Published Online:https://doi.org/10.1148/60.3.421

Acquired radioresistance in cancer of various types is a phenomenon all too common in the radiotherapist's experience. The lymphomas as a group appear to be among the most outstanding examples of human cancers which may exhibit this finding. To explain it, many theories are recorded in the literature; few experimentally established facts, however, are available. The purpose of this paper is to present negative data obtained by studying the effects of in vitro irradiation on a transplantable lymphoma in order to determine whether acquired radioresistance is a property of this tumor cell or the host.

Methods

The Gardner mouse lymphosarcoma 6C3HED was used throughout the experiment.2 The tumor was carried subcutaneously in young adult C3H mice obtained from the Roscoe B. Jackson Memorial Laboratory in Bar Harbor, Maine. All transplants were made under sterile conditions by the trocar implantation of one small (2 mm. in diameter) pellet of freshly excised tumor into the subcutaneous tissue of the lateral abdominal wall. All x-irradiation treatments were given with a G. E. Maximar Therapy Unit at 200 kv., with 3 mm. aluminum inherent filtration, target distance of 35.6 cm., and an output of 165 r per minute. The tumor to be transplanted was excised from a freshly killed animal and cut into small fragments, which were placed in Wassermann tubes with 2 ml. of Hank's balanced salt solution. The controls were set aside and the treated fragments were irradiated in the Wassermann tubes. Both controls and the irradiated fragments were then implanted subcutaneously into normal animals. In 200 control transplants made in this fashion the tumors invariably grew well, attaining a size which necessitated transfer in twelve days.

The animals were kept in separate cages and received the standard diet employed in this institution.

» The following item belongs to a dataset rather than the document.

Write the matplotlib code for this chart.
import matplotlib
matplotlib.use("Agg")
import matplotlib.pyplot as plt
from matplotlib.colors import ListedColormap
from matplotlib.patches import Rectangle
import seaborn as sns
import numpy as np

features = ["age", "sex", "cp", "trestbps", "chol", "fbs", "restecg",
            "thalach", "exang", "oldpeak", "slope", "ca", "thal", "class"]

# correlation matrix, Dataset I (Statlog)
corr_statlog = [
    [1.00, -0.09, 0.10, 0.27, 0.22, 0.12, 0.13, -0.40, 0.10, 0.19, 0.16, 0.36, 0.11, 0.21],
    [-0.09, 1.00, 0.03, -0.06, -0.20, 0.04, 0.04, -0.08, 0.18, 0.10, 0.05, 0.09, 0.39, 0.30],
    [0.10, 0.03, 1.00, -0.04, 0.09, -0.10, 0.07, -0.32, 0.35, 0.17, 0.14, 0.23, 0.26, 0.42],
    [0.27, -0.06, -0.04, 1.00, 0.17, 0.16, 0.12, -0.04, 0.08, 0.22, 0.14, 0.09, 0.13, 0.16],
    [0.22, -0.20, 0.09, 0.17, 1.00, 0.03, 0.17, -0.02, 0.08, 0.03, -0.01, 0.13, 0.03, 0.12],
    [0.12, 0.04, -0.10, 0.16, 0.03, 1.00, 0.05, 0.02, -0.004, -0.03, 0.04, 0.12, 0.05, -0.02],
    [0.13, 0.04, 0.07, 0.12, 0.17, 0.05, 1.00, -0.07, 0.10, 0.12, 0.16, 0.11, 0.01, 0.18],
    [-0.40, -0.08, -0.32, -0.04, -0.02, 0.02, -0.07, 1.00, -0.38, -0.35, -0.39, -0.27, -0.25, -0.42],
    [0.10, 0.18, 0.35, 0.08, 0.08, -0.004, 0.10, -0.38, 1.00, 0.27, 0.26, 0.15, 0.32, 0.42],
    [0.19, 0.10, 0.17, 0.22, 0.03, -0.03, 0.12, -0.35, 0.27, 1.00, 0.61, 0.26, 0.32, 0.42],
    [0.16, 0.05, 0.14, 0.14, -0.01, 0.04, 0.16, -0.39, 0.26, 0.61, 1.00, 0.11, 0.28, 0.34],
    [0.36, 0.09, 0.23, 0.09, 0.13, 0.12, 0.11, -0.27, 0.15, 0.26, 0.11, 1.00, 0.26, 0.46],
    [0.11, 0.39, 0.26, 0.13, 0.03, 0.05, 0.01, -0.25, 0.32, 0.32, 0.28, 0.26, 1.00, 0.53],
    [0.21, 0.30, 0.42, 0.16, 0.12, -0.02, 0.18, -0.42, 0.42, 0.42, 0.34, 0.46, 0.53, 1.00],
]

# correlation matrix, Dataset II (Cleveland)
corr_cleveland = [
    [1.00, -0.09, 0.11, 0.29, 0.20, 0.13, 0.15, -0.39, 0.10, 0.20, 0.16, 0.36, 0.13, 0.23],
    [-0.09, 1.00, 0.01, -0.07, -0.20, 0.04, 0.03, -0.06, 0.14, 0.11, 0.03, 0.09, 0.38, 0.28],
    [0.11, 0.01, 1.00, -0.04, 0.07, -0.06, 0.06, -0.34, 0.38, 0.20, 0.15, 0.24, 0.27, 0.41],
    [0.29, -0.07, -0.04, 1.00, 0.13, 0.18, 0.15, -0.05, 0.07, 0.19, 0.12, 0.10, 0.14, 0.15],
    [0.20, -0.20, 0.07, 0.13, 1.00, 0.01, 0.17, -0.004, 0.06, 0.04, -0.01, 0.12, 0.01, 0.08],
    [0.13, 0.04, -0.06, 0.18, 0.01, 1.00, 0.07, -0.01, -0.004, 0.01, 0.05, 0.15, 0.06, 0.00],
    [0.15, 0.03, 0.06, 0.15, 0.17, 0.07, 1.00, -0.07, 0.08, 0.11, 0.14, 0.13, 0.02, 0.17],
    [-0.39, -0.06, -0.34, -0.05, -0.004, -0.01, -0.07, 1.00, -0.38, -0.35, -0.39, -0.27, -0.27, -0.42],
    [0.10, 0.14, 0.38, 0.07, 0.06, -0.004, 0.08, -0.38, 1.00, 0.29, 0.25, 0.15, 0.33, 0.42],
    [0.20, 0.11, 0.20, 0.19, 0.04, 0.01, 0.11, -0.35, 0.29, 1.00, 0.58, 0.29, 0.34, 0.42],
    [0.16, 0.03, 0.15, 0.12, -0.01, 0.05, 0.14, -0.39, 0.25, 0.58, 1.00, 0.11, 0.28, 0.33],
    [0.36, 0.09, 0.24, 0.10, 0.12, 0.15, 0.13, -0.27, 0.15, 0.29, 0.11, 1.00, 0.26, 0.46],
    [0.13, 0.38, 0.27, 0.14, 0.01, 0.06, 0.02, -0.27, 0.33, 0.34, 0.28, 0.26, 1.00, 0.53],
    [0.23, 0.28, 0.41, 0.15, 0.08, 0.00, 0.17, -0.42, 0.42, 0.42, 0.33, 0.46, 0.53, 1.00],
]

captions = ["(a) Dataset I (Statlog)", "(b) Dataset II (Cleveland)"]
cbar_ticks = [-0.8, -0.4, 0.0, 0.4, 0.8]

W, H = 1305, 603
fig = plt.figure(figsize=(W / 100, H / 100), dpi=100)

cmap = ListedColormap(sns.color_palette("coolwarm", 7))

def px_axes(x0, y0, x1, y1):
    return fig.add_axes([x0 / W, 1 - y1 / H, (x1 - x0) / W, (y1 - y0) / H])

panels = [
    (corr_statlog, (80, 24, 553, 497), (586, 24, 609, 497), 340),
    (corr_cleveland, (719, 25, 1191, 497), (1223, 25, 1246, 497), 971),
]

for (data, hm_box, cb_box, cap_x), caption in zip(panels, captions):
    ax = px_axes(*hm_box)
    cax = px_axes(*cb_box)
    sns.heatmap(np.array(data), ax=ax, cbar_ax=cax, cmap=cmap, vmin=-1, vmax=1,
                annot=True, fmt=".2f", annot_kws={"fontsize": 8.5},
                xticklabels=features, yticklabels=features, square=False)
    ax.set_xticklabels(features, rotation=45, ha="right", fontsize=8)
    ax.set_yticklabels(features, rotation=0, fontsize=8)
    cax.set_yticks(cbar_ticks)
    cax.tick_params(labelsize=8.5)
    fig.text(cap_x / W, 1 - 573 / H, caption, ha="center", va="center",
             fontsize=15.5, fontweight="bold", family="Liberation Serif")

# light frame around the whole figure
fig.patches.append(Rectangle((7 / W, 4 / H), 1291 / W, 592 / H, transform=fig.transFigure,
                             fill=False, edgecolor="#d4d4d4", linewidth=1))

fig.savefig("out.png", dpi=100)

The experiment was divided into two parts. The object of the first was to establish the lethal dose for this tumor under the conditions outlined above, i.e., the in vitro dose of radiation sufficient to prevent growth of the tumor fragment when transplanted into a normal animal. This was determined by giving tumor fragments single in vitro doses of radiation varying from 2,500 to 5,000 r and then implanting them into normal animals.

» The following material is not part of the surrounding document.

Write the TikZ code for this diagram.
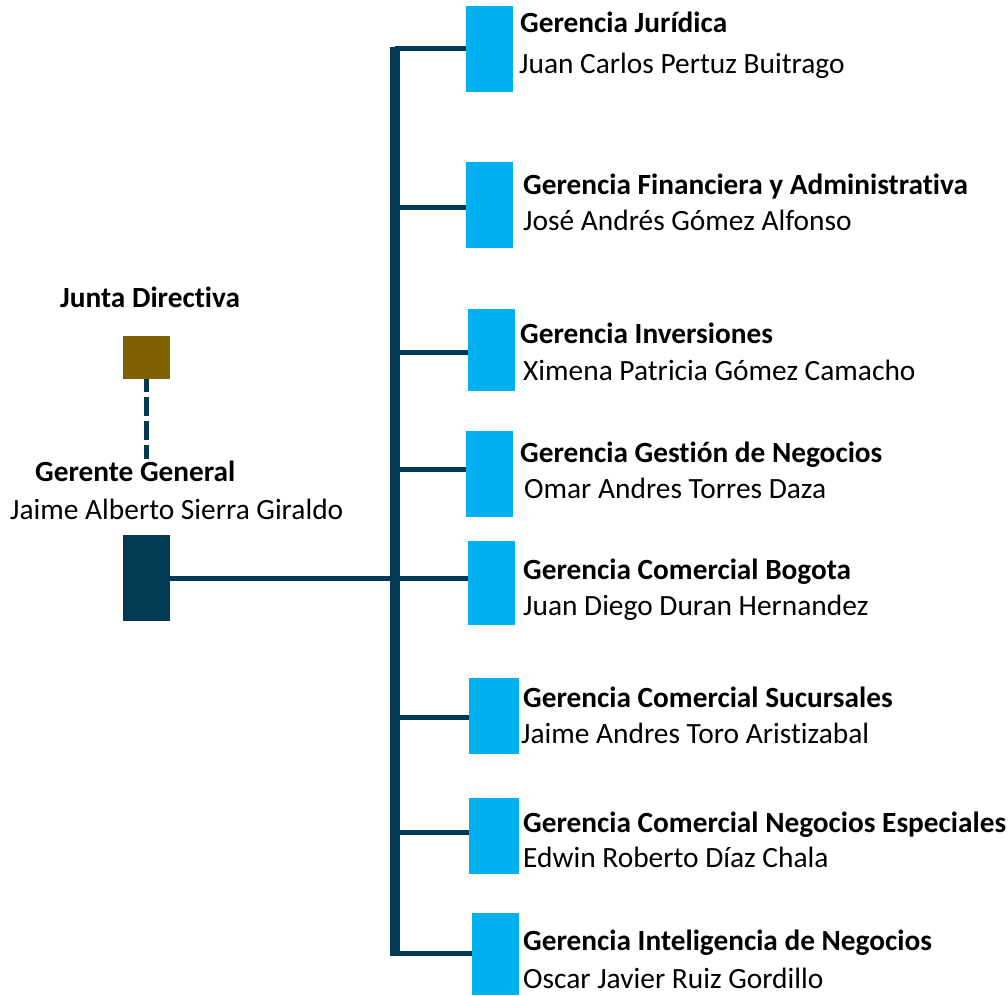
\documentclass[tikz,border=0pt]{standalone}
\usepackage{fontspec}
\setmainfont{Carlito}[Ligatures={NoCommon}]
\definecolor{navy}{HTML}{033A54}
\definecolor{lblue}{HTML}{00B0F0}
\definecolor{brownbox}{HTML}{7F6000}
\begin{document}
\begin{tikzpicture}[x=1pt,y=-1pt,
  box/.style={fill=lblue,draw=none,inner sep=0pt,anchor=north west},
  headtext/.style={anchor=base west,inner sep=0pt,font=\fontsize{29.3}{35}\selectfont\bfseries},
  persontext/.style={anchor=base west,inner sep=0pt,font=\fontsize{29.4}{35}\selectfont},
  trunkline/.style={draw=navy,line width=10pt},
  branch/.style={draw=navy,line width=5pt},
  dashline/.style={draw=navy,line width=5pt,dash pattern=on 19pt off 5pt,dash phase=6pt}]
\useasboundingbox (0,0) rectangle (1008,995);
% left side
\node[fill=brownbox,inner sep=0pt,minimum width=47pt,minimum height=43pt,anchor=north west] (jd) at (123,336) {};
\node[fill=navy,inner sep=0pt,minimum width=47pt,minimum height=86pt,anchor=north west] (gg) at (123,535) {};
\node[headtext] (jdt) at (60,307) {Junta Directiva};
\node[headtext] (ggt) at (35,481) {Gerente General};
\node[persontext] (ggn) at (10,519) {Jaime Alberto Sierra Giraldo};
\coordinate (dashend) at (145,459);
\draw[dashline] (jd.south) -- (jd.south |- dashend);
% boxes
\node[box,minimum width=47pt,minimum height=86pt] (b1) at (466,6) {};
\node[box,minimum width=47pt,minimum height=86pt] (b2) at (466,162) {};
\node[box,minimum width=47pt,minimum height=82pt] (b3) at (468,309) {};
\node[box,minimum width=47pt,minimum height=86pt] (b4) at (466,431) {};
\node[box,minimum width=47pt,minimum height=84pt] (b5) at (468,541) {};
\node[box,minimum width=50pt,minimum height=76pt] (b6) at (469,678) {};
\node[box,minimum width=50pt,minimum height=76pt] (b7) at (469,798) {};
\node[box,minimum width=47pt,minimum height=82pt] (b8) at (472,913) {};
% trunk
\coordinate (ttop) at (395,47);
\coordinate (tbot) at (395,956);
\draw[trunkline] (ttop) -- (tbot);
\coordinate (t1) at (395,49);
\coordinate (t2) at (395,207);
\coordinate (t3) at (395,352);
\coordinate (t4) at (395,469);
\coordinate (t5) at (395,578);
\coordinate (t6) at (395,717);
\coordinate (t7) at (395,832);
\coordinate (t8) at (395,953);
\draw[branch] (t1) -- (t1 -| b1.west);
\draw[branch] (t2) -- (t2 -| b2.west);
\draw[branch] (t3) -- (t3 -| b3.west);
\draw[branch] (t4) -- (t4 -| b4.west);
\draw[branch] (t5) -- (t5 -| b5.west);
\draw[branch] (t6) -- (t6 -| b6.west);
\draw[branch] (t7) -- (t7 -| b7.west);
\draw[branch] (t8) -- (t8 -| b8.west);
\draw[branch] (gg.east) -- (gg.east -| ttop);
% texts
\node[headtext] (h1) at (520,33) {Gerencia Jurídica};
\node[persontext] (n1) at (519,74) {Juan Carlos Pertuz Buitrago};
\node[headtext] (h2) at (523,194) {Gerencia Financiera y Administrativa};
\node[persontext] (n2) at (523,230) {José Andrés Gómez Alfonso};
\node[headtext] (h3) at (520,343) {Gerencia Inversiones};
\node[persontext] (n3) at (523,380) {Ximena Patricia Gómez Camacho};
\node[headtext] (h4) at (520,462) {Gerencia Gestión de Negocios};
\node[persontext] (n4) at (524,498) {Omar Andres Torres Daza};
\node[headtext] (h5) at (523,579) {Gerencia Comercial Bogota};
\node[persontext] (n5) at (523,615) {Juan Diego Duran Hernandez};
\node[headtext] (h6) at (523,707) {Gerencia Comercial Sucursales};
\node[persontext] (n6) at (521,743) {Jaime Andres Toro Aristizabal};
\node[headtext] (h7) at (523,832) {Gerencia Comercial Negocios Especiales};
\node[persontext] (n7) at (523,867) {Edwin Roberto Díaz Chala};
\node[headtext] (h8) at (523,950) {Gerencia Inteligencia de Negocios};
\node[persontext] (n8) at (523,988) {Oscar Javier Ruiz Gordillo};
\end{tikzpicture}
\end{document}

The second part of the experiment consisted in an attempt to demonstrate under these in vitro conditions of x-irradiation the phenomenon of acquired radioresistance. To accomplish this, the originally unirradiated tumor was given increasing in vitro doses of radiation with each successive transplanation. The initial dose was well below the lethal dose for the tumor, and increasing doses were given at each transplantation in order to accustom the tumor to the effects of radiation, with the hope that the lethal dose for the previously unirradiated tumor could thus be exceeded. No attempt was made to determine the possible influence of time upon the induction of radioresistance.